I’m pretty much done with deciding how cards “ought” to look (Bacchus appearing in the Vandenborre Tarot–read about it here–seemed to have cured me of that). If I’m just reading cards, then I’m just reading cards, period. But this deck’s Hanged Man! I just about had a relapse, plunging me into wonderful confusion. L’impiccato–the Hanged–is a toddler whose rope is a chain of leaves or braided grass, held up by two birds. (Quirky factoid: top hits from googling “l’impiccato,” as I did to double-check my understanding of the Italian, are images of the word-game Hangman.) The green chain isn’t even tied around his ankle, so though he has the traditional posture of bent leg and arms behind back, it’s pretty clear he could be on his feet in an instant. He looks lots happier than the two children in Il Sole, whose dismayed expressions are that of two little girls shocked at the antics of a “bad” boy, possibly this L’impiccato himself. Like the boy who climbs to the very top of the monkey bars when teacher’s back is turned, he wears a tiny Mona Lisa smile.

Given that I find this deck, with its thick cardstock and toothy texture, to be almost impossible to shuffle, I’ve spent more time looking at the cards than throwing them. I haven’t yet had L’impiccato appear in a reading. But I’d just had Le Pendu come up in a reading with the Noblet Tarot de Marseille, so I had an idea. What if I swapped Le Pendu for this Hanged Kid? How would that change what I saw?

The question: What do I need to give to the course I’m about to take? (originally read using Jean Noblet Tarot)

Justice–The Hanged Man–Temperance

hanged man version 1

The original interpretation: You need to surrender your current level of clear-eyed, yet static truth, in order to open to a more flowing level of skill.

Now: Same question, same spread, but substituting L’impiccato for Le Pendu:

hanged man version 2

The new version: I see the principal ready to mete out justice, but the school cook is keeping an eye on the naughty child while she washes up.  So: Keep a low profile and you’ll get help from unexpected places. Don’t kick the teacher. (Looks like the child is about to give Justice the boot.)

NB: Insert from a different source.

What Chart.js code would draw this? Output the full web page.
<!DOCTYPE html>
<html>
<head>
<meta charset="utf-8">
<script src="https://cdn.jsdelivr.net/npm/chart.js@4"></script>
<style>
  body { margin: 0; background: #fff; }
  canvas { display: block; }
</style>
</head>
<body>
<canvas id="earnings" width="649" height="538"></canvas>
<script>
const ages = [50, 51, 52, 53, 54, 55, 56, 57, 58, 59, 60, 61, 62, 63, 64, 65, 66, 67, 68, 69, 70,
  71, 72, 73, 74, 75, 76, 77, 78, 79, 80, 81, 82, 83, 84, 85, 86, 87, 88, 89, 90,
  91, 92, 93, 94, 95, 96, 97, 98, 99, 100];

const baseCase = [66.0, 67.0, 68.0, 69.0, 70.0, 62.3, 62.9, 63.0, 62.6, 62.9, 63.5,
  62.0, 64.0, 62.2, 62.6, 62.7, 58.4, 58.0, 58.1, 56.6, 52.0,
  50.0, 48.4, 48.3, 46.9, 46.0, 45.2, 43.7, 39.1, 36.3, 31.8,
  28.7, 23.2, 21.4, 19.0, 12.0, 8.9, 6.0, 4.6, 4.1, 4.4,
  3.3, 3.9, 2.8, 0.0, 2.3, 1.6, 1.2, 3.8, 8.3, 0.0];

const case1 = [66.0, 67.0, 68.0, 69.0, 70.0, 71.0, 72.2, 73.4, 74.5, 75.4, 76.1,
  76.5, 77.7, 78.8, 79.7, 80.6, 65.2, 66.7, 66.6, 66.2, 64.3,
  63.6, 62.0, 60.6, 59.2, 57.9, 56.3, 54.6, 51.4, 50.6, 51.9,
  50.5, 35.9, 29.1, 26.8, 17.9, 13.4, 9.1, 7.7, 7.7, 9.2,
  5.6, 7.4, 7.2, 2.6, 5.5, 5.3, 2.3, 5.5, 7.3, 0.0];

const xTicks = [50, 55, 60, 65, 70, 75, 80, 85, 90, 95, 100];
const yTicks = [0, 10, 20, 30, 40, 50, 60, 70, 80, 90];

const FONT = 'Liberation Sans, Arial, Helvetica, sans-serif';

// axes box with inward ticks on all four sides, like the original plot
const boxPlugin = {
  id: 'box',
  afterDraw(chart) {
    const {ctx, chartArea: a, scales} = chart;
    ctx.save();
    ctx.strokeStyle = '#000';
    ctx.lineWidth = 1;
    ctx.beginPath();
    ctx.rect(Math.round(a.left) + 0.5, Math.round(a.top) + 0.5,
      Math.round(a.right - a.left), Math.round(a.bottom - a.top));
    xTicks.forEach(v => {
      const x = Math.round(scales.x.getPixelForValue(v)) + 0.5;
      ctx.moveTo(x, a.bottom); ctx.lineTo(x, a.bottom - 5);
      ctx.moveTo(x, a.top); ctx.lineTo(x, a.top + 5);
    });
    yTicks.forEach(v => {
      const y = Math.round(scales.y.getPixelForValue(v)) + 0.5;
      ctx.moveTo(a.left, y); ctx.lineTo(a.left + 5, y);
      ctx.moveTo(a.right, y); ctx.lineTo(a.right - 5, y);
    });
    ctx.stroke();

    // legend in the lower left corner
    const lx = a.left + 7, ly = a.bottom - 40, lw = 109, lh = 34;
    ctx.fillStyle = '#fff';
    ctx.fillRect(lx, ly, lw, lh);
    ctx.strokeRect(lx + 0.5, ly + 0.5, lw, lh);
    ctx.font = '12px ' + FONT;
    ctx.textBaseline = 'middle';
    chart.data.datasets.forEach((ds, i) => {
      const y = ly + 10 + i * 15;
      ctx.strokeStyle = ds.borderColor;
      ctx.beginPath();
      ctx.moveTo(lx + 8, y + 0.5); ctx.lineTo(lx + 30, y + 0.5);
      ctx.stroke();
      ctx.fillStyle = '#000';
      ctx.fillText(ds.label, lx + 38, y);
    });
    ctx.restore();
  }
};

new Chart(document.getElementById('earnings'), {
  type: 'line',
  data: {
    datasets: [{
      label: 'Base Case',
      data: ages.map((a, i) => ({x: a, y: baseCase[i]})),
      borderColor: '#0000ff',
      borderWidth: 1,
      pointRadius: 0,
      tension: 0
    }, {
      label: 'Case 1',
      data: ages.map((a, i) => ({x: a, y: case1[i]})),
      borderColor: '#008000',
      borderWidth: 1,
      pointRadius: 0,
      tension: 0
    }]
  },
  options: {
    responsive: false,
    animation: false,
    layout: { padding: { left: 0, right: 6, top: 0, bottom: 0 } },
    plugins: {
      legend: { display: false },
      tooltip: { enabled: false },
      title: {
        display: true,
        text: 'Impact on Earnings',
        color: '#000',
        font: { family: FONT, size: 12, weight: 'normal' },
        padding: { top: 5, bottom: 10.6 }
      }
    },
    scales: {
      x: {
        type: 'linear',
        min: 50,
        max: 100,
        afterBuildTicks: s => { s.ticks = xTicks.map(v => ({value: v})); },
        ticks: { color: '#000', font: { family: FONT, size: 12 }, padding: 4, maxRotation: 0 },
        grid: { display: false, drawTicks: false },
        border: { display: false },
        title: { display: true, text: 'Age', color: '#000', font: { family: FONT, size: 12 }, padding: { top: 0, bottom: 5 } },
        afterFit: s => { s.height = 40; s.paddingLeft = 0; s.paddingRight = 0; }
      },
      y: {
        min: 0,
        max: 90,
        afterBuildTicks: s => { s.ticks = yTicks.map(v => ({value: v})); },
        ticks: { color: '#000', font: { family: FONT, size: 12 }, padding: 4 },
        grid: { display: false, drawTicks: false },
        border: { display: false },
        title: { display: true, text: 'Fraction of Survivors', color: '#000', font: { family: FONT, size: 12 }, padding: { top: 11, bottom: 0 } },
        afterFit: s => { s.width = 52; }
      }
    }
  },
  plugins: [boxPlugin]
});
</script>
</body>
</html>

And reading the question and the answer with all three cards from La Corte dei Tarocchi?

hanged man version 3

You are a dreamy beginner in the midst of some heavy-duty academic types. Are you sure you want to take this course and become like them?

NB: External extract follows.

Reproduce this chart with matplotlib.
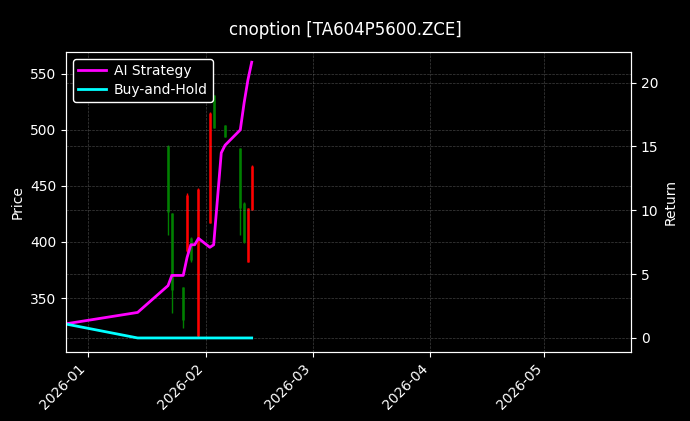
import matplotlib
matplotlib.use("Agg")
import matplotlib.pyplot as plt
import matplotlib.dates as mdates
import pandas as pd
import numpy as np

plt.style.use("dark_background")

candle_dates = ["2026-01-22","2026-01-23","2026-01-26","2026-01-27","2026-01-28","2026-01-30",
                "2026-02-02","2026-02-03","2026-02-06","2026-02-10","2026-02-11","2026-02-12","2026-02-13"]
opens  = [427, 357, 330, 442, 384, 447, 515, 502, 494, 430, 400, 430, 468]
closes = [486, 426, 360, 392, 404, 316, 417, 531, 504, 484, 435, 382, 429]
highs  = [486.6, 426, 360, 444, 404.5, 448, 516, 531, 504.5, 484, 435.7, 430, 468.8]
lows   = [406, 336.6, 323, 391, 382, 315, 417, 501.8, 493.8, 406, 399, 382, 428.6]

line_dates = ["2025-12-26","2026-01-14","2026-01-22","2026-01-23","2026-01-26","2026-01-27","2026-01-28",
              "2026-01-29","2026-01-30","2026-02-02","2026-02-03","2026-02-05","2026-02-06","2026-02-10",
              "2026-02-11","2026-02-12","2026-02-13"]
strategy = [1.1, 2.0, 4.1, 4.9, 4.9, 6.3, 7.3, 7.3, 7.8, 7.1, 7.3, 14.5, 15.1, 16.3, 18.4, 20.2, 21.6]
buyhold  = [1.1, 0, 0, 0, 0, 0, 0, 0, 0, 0, 0, 0, 0, 0, 0, 0, 0]

cd = pd.to_datetime(candle_dates)
ld = pd.to_datetime(line_dates)

fig = plt.figure(figsize=(6.9, 4.21), dpi=100, facecolor="black")
ax = fig.add_axes([66/690, 1-352/421, (631-66)/690, 300/421])
ax.set_facecolor("black")
for d, o, c, h, l in zip(cd, opens, closes, highs, lows):
    col = "green" if c >= o else "red"
    ax.vlines(d, l, h, color=col, linewidth=1)
    ax.vlines(d, min(o, c), max(o, c), color=col, linewidth=1.8)
ax.set_ylim(301.8, 569.6)
ax.set_ylabel("Price")
ax.grid(True, linestyle="--", linewidth=0.5, color="gray", alpha=0.5)

ax2 = ax.twinx()
ax2.plot(ld, strategy, color="magenta", linewidth=2, label="AI Strategy")
ax2.plot(ld, buyhold, color="cyan", linewidth=2, label="Buy-and-Hold")
ax2.set_ylim(-1.1, 22.4)
ax2.set_ylabel("Return")
ax2.grid(True, linestyle="--", linewidth=0.5, color="gray", alpha=0.5)
ax2.legend(loc="upper left", facecolor="black", edgecolor="white", framealpha=1,
           borderpad=0.35, handletextpad=0.6, labelspacing=0.4)

ax.set_xlim(pd.Timestamp("2025-12-26 04:00"), pd.Timestamp("2026-05-23 18:00"))
ax.xaxis.set_major_locator(mdates.MonthLocator())
ax.xaxis.set_major_formatter(mdates.DateFormatter("%Y-%m"))
plt.setp(ax.get_xticklabels(), rotation=45, ha="right")

fig.suptitle("cnoption [TA604P5600.ZCE]", y=0.95)
fig.savefig("out.png", dpi=100, facecolor="black")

So I think L’impiccato will do just fine, if he will let himself be shuffled.

Oh, and the title of this blog post? I love those fanciful English collective nouns for animals–a murder of crows, a clutter of cats. What expression might suit my collection of Hanged Men, pictured at the start of this post? After reviewing a compendium of nouns here I settled on the noun for turtle doves–a piteousness of doves. Maybe our hanged sinners are saints after all.

Note: I’m not a Tarot historian, just an internet reveler. Some sources that fueled my thoughts are here, herehere and here

Cards:

“Group photo” Row 1 L to R: Dame Fortune’s Wheel (Paul Huson); Soprafino (Lo Scarabeo Ancient Italian Tarot edition); Noblet (Peterson restoration, 2016); Madenie (1st ed. reproduced by Yves Renaud); Vandenborre (Game of Hope reproduction, 2016); Row 2 L to R: Ship of Fools Tarot (Williams, based on 16th c. woodcuts from the book Ship of Fools); Vieville (Sivilixi reproduction); Visconti Tarot (Lo Scarabeo restoration); Tarot de Paris (Andre Dimanche/Grimaud reproduction); Gassman c. 1810 (Game of Hope reproduction); Side card: Cary-Yale Visconti Tarocchi (US Games ed).

Tarot de Jean Noblet (Flornoy restoration)

La Corte Dei Tarocchi (D’Onofrio/Il Meneghello)

Blog contents © 2016 by the author.

8 thoughts on “A Piteousness of Hanged Men

  1. Eva Luba

    Thank you for your delightful post on the hanged man card. It’s the card that’s always spoken to me deeply. What a find — this L’impiccato! A really different view.